» **EXERCISE DIRECTIONS**:
Check each line for the string "page". Give only the count of lines that have it.

--- start AVAILABLE DATA ---

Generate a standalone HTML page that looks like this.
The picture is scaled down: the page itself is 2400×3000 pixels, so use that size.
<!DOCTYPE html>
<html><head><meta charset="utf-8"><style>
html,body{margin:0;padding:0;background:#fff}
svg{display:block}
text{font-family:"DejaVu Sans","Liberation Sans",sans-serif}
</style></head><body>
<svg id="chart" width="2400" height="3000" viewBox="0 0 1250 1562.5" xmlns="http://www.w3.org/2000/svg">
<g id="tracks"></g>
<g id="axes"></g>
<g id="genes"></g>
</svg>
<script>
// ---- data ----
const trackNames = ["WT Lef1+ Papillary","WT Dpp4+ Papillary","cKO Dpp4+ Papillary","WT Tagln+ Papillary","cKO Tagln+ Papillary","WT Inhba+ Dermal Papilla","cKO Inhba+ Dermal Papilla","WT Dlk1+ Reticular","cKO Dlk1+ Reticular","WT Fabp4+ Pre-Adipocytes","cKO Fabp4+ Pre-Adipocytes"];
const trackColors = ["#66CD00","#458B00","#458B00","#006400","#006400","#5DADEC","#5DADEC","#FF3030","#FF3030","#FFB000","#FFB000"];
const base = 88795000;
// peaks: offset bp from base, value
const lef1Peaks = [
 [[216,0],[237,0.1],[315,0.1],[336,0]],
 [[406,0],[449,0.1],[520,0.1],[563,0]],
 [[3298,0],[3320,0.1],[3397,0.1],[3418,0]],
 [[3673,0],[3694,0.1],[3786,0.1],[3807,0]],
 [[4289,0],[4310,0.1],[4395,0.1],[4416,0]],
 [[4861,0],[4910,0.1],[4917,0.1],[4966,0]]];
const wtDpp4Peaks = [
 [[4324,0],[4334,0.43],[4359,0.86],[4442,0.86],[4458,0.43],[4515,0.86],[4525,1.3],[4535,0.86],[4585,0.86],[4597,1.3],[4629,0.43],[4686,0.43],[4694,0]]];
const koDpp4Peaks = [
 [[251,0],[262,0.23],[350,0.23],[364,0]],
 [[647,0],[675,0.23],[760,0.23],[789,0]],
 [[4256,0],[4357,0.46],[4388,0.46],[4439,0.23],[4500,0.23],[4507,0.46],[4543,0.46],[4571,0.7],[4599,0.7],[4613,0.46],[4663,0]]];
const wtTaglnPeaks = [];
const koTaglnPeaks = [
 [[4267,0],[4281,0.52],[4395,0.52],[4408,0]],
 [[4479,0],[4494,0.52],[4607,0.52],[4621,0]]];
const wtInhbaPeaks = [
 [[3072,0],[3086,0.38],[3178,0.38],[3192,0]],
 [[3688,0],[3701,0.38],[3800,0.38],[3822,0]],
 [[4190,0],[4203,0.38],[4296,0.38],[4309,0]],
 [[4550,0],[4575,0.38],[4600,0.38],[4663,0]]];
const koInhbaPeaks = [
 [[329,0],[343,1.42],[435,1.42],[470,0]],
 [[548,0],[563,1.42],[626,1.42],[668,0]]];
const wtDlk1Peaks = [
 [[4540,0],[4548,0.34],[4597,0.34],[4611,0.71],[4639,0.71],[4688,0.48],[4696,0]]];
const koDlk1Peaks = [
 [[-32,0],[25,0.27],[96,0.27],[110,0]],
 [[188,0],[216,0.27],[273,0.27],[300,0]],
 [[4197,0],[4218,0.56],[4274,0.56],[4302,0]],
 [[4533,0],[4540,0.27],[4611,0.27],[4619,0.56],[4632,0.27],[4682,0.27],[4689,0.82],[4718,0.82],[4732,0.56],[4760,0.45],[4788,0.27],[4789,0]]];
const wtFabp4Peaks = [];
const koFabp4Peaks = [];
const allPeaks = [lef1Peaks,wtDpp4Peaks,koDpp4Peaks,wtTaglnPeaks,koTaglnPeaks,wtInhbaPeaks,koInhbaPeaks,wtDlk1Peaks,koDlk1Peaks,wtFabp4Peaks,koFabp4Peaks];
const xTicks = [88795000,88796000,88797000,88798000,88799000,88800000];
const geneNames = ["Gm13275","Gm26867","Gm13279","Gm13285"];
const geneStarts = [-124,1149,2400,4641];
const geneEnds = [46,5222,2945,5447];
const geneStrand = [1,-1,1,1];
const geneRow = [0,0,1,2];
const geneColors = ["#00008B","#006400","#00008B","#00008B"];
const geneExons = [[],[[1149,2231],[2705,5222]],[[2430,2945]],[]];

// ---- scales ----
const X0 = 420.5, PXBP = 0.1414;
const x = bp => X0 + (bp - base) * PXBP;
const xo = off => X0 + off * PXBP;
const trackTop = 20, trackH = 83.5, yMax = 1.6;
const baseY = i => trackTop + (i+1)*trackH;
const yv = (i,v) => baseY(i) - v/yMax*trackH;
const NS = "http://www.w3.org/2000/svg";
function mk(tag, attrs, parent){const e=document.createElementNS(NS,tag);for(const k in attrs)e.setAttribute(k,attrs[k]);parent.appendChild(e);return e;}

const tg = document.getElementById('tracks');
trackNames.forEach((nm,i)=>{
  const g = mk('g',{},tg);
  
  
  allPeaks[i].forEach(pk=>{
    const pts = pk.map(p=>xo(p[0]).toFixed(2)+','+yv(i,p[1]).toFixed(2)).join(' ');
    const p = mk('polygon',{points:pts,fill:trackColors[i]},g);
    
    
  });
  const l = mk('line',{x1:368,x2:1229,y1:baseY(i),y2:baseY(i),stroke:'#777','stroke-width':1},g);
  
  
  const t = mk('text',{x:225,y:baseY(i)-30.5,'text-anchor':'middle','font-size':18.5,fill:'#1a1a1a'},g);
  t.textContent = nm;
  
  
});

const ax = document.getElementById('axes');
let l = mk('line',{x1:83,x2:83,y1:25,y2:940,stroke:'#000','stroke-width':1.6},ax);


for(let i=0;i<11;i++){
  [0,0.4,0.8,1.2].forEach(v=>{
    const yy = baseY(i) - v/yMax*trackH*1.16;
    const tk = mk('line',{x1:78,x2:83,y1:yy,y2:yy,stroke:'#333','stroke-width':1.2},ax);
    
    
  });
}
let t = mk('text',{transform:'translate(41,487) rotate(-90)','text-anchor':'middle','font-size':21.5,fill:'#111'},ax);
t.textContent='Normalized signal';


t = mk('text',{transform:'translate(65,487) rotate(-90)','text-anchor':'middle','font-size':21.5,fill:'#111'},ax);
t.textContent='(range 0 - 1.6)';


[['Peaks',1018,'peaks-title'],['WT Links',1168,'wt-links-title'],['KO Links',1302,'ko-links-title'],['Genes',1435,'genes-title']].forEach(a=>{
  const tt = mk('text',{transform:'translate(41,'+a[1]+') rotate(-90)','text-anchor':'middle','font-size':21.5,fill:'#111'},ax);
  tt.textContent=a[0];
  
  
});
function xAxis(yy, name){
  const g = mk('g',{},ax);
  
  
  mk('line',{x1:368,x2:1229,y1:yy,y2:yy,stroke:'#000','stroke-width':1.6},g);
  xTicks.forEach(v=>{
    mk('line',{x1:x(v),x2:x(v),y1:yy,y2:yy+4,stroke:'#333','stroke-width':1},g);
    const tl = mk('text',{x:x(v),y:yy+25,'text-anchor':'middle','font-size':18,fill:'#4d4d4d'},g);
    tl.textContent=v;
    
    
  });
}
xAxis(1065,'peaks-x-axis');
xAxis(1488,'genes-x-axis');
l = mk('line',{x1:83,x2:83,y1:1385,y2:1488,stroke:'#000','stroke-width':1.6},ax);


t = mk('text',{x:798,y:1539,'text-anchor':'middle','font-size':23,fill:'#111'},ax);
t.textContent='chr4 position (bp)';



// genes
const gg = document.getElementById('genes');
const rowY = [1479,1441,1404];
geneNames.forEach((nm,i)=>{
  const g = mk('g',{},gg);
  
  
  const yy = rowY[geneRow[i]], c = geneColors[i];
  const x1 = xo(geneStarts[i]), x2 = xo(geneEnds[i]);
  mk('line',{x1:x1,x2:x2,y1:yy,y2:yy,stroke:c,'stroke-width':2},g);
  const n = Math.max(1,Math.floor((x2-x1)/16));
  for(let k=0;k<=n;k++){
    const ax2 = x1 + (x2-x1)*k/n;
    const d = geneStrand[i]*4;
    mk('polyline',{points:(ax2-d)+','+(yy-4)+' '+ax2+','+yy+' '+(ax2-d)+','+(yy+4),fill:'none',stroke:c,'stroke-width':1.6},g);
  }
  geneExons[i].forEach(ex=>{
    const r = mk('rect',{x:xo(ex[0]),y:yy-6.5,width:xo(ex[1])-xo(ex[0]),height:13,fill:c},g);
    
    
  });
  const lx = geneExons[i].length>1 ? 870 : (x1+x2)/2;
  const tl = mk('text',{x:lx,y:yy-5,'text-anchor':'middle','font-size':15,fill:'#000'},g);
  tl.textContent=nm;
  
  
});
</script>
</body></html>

--- end AVAILABLE DATA ---

» **SOLUTION TO THE EXERCISE**:
2